Beauty is a funny thing... we think we know what it is but have we let our Creator Himself define it for us? He tells us in His Word: "What matters is not your outer appearance....but your inner disposition." (I love this next part...) "Cultivate inner beauty, the gentle, gracious kind that God delights in." -1 Peter 3:3-4. I think the reason this picture struck me as so unique and moving is because its as if I can see into this woman's inner beauty...her gentle and gracious spirit, which is so valuable to God.

Wednesday 30 March 2011

Longing For More!

Well I have finally decided I really want to get into this blogging thing. I had a blog but I found this blogger template which is a lot more user friendly! I'm looking forward to sharing my heart with you. I hope you will feel free to comment and share your thoughts and heart with me as well.

I want to start off this blog with a little synopsis of a book I just finished reading. I got it when we were in Chicago at the Simply Youth Ministry Conference. This woman named Ruth Haley Barton spoke one night...so I bought one of her books. It's called "Longing for More: A Woman's Path to Transformation in Christ". VERY GOOD! Seriously girls, just let me know if you want to burrow it, or I'm sure you could get it on amazon for a good deal. Here's a picture of the cover:

The books divided into 11 chapters, a few of which I want to discuss here. The chapter that most effected me was called "Saying Yes to God's Purposes"- I read it twice!

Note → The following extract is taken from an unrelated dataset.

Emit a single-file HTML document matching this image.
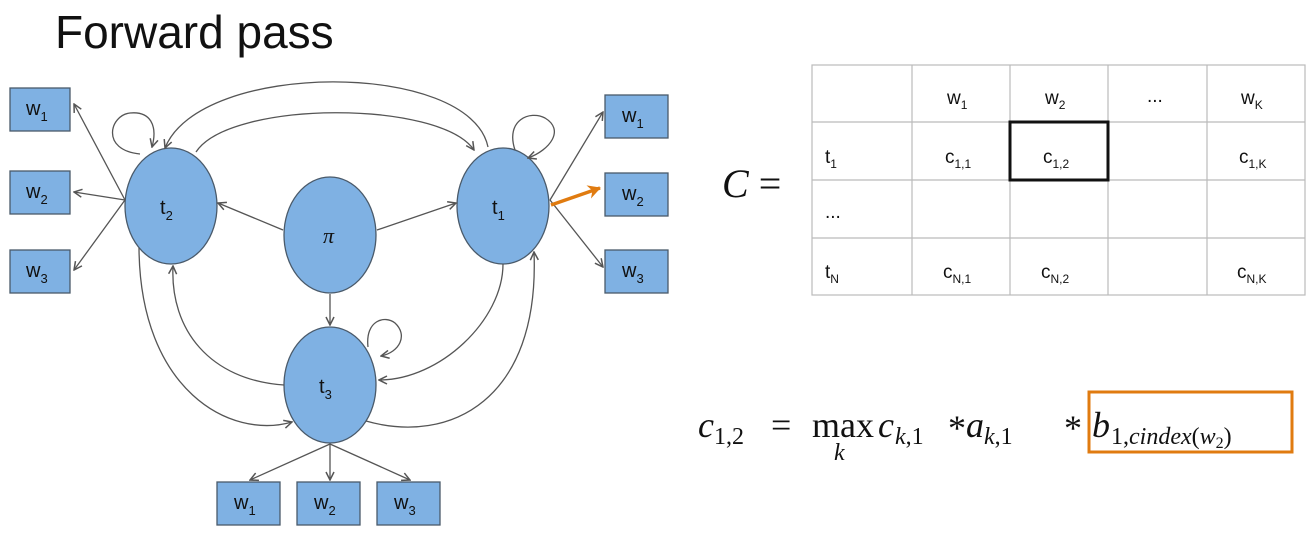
<!DOCTYPE html>
<html><head><meta charset="utf-8"><style>
html,body{margin:0;padding:0;background:#fff;}
svg{display:block;}
</style></head><body>
<svg width="1314" height="559" viewBox="0 0 1314 559" xmlns="http://www.w3.org/2000/svg" font-family="Liberation Sans, sans-serif">
<defs>
<marker id="a" markerWidth="10" markerHeight="10" refX="9" refY="5" orient="auto" markerUnits="userSpaceOnUse">
<path d="M1,1 L9,5 L1,9" fill="none" stroke="#555" stroke-width="1.5"/>
</marker>
<marker id="o" markerWidth="14" markerHeight="14" refX="12" refY="7" orient="auto" markerUnits="userSpaceOnUse">
<path d="M0,0 L13,7 L0,14 L4,7 Z" fill="#e07b10"/>
</marker>
</defs>
<text x="55" y="48" font-size="46" fill="#111">Forward pass</text>

<g fill="#7fb1e3" stroke="#4a5a6a" stroke-width="1.3">
<ellipse cx="171" cy="206" rx="46" ry="58"/>
<ellipse cx="503" cy="206" rx="46" ry="58"/>
<ellipse cx="330" cy="235" rx="46" ry="58"/>
<ellipse cx="330" cy="385" rx="46" ry="58"/>
<rect x="10" y="88" width="60" height="43"/>
<rect x="10" y="171" width="60" height="43"/>
<rect x="10" y="250" width="60" height="43"/>
<rect x="605" y="95" width="63" height="43"/>
<rect x="605" y="173" width="63" height="43"/>
<rect x="605" y="250" width="63" height="43"/>
<rect x="217" y="482" width="63" height="43"/>
<rect x="297" y="482" width="63" height="43"/>
<rect x="377" y="482" width="63" height="43"/>
</g>

<g stroke="#555" stroke-width="1.3" fill="none" marker-end="url(#a)">
<line x1="125" y1="200" x2="74" y2="104"/>
<line x1="125" y1="200" x2="74" y2="192"/>
<line x1="125" y1="200" x2="74" y2="270"/>
<line x1="550" y1="200" x2="603" y2="112"/>
<line x1="550" y1="200" x2="603" y2="267"/>
<line x1="283" y1="230" x2="218" y2="203"/>
<line x1="377" y1="230" x2="456" y2="203"/>
<line x1="330" y1="294" x2="330" y2="325"/>
<line x1="330" y1="444" x2="250" y2="480"/>
<line x1="330" y1="444" x2="330" y2="480"/>
<line x1="330" y1="444" x2="410" y2="480"/>
<path d="M140,154 C100,150 110,115 130,113 C150,111 158,125 152,147"/>
<path d="M515,150 C505,120 530,110 545,118 C565,130 550,150 528,158"/>
<path d="M368,347 C365,320 385,315 395,323 C408,335 400,352 381,356"/>
<path d="M488,147 C470,60 200,60 165,148"/>
<path d="M196,152 C230,100 440,100 474,150"/>
<path d="M139,248 C140,390 230,440 292,422"/>
<path d="M284,385 C210,380 170,330 173,266"/>
<path d="M503,264 C503,320 440,380 379,380"/>
<path d="M366,421 C450,445 540,400 534,252"/>
</g>
<line x1="551" y1="205" x2="600" y2="188" stroke="#e07b10" stroke-width="3.5" marker-end="url(#o)"/>

<g font-size="20" fill="#111">
<text x="160" y="214">t<tspan font-size="13" dy="6">2</tspan></text>
<text x="492" y="214">t<tspan font-size="13" dy="6">1</tspan></text>
<text x="319" y="393">t<tspan font-size="13" dy="6">3</tspan></text>
<text x="323" y="243" font-family="Liberation Serif, serif" font-style="italic" font-size="22">π</text>
<text x="26" y="115">w<tspan font-size="13" dy="6">1</tspan></text>
<text x="26" y="198">w<tspan font-size="13" dy="6">2</tspan></text>
<text x="26" y="277">w<tspan font-size="13" dy="6">3</tspan></text>
<text x="622" y="122">w<tspan font-size="13" dy="6">1</tspan></text>
<text x="622" y="200">w<tspan font-size="13" dy="6">2</tspan></text>
<text x="622" y="277">w<tspan font-size="13" dy="6">3</tspan></text>
<text x="234" y="509">w<tspan font-size="13" dy="6">1</tspan></text>
<text x="314" y="509">w<tspan font-size="13" dy="6">2</tspan></text>
<text x="394" y="509">w<tspan font-size="13" dy="6">3</tspan></text>
</g>

<g stroke="#bbb" stroke-width="1.2" fill="none">
<rect x="812" y="65" width="493" height="230"/>
<line x1="912" y1="65" x2="912" y2="295"/>
<line x1="1010" y1="65" x2="1010" y2="295"/>
<line x1="1108" y1="65" x2="1108" y2="295"/>
<line x1="1207" y1="65" x2="1207" y2="295"/>
<line x1="812" y1="122" x2="1305" y2="122"/>
<line x1="812" y1="180" x2="1305" y2="180"/>
<line x1="812" y1="238" x2="1305" y2="238"/>
</g>
<rect x="1010" y="122" width="98" height="58" fill="none" stroke="#111" stroke-width="3"/>
<g font-size="19" fill="#111">
<text x="947" y="104">w<tspan font-size="12" dy="5">1</tspan></text>
<text x="1045" y="104">w<tspan font-size="12" dy="5">2</tspan></text>
<text x="1147" y="102">...</text>
<text x="1241" y="104">w<tspan font-size="12" dy="5">K</tspan></text>
<text x="825" y="163">t<tspan font-size="12" dy="5">1</tspan></text>
<text x="945" y="163">c<tspan font-size="12" dy="5">1,1</tspan></text>
<text x="1043" y="163">c<tspan font-size="12" dy="5">1,2</tspan></text>
<text x="1239" y="163">c<tspan font-size="12" dy="5">1,K</tspan></text>
<text x="825" y="218">...</text>
<text x="825" y="278">t<tspan font-size="12" dy="5">N</tspan></text>
<text x="943" y="278">c<tspan font-size="12" dy="5">N,1</tspan></text>
<text x="1041" y="278">c<tspan font-size="12" dy="5">N,2</tspan></text>
<text x="1237" y="278">c<tspan font-size="12" dy="5">N,K</tspan></text>
</g>
<text x="722" y="197" font-family="Liberation Serif, serif" font-size="40" fill="#111"><tspan font-style="italic">C</tspan> =</text>

<g font-family="Liberation Serif, serif" fill="#111" font-size="36">
<text x="698" y="437" font-style="italic">c</text>
<text x="714" y="444" font-size="24">1,2</text>
<text x="771" y="437">=</text>
<text x="812" y="437">max</text>
<text x="834" y="460" font-style="italic" font-size="24">k</text>
<text x="878" y="437" font-style="italic">c</text>
<text x="895" y="444" font-size="24"><tspan font-style="italic">k</tspan>,1</text>
<text x="948" y="440">*</text>
<text x="966" y="437" font-style="italic">a</text>
<text x="984" y="444" font-size="24"><tspan font-style="italic">k</tspan>,1</text>
<text x="1064" y="440">*</text>
<text x="1092" y="437" font-style="italic">b</text>
<text x="1111" y="444" font-size="24">1,<tspan font-style="italic">cindex</tspan>(<tspan font-style="italic">w</tspan><tspan font-size="16" dy="4">2</tspan><tspan dy="-4">)</tspan></text>
</g>
<rect x="1089" y="392" width="203" height="60" fill="none" stroke="#e07b10" stroke-width="3"/>
</svg>
</body></html>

One question she asks, which I'll paraphrase is "What gifts, experiences, passions, opportunities, and burdens is God blending together in my life to make me of special use to him?" hmmm.. good question!! I've been thinking about it for a while now. One other thing she said that really resonated with me was: "This is the place to dream the dreams that God is whispering to our hearts- even the ones that seems so far-fetched we're almost afraid to put them into words." Finally, I'll quote one more statement that really spoke to me:

"God is putting together a package in each of our lives, preparing us to make a unique contribution to His Kingdom. We need to ask ourselves, 'What have I come to the Kingdom for? Why has God brought me to this particular time and place?'" 

This is not an easy question to answer, but I think it is one worth deeply pondering and praying over. I am so thankful that God has a unique purpose and plan our lives. Do I always clearly see and understand why am I on the specific path that I am? No. Sometimes. But I DO know that His plan is perfect and that I don't need to fear. A verse that really struck me recently, as though I was seeing and understanding it fully for the first time is 1 John 4:18 "Such love has no fear, for perfect love expels all fear. If we are afraid, it is for fear of punishment. And this shows that we have not fully experienced His perfect love." Because of Christ's perfect love for me, I never need to fear. I need to be reminded of this constantly!

As I work through some of the questions posed to me in this book, I'm praying that God will give me a spirit of confidence in Him- in the fact that the experiences, gifts, passions, opportunities, and burdens he has put in my life are there for a very specific reason and purpose!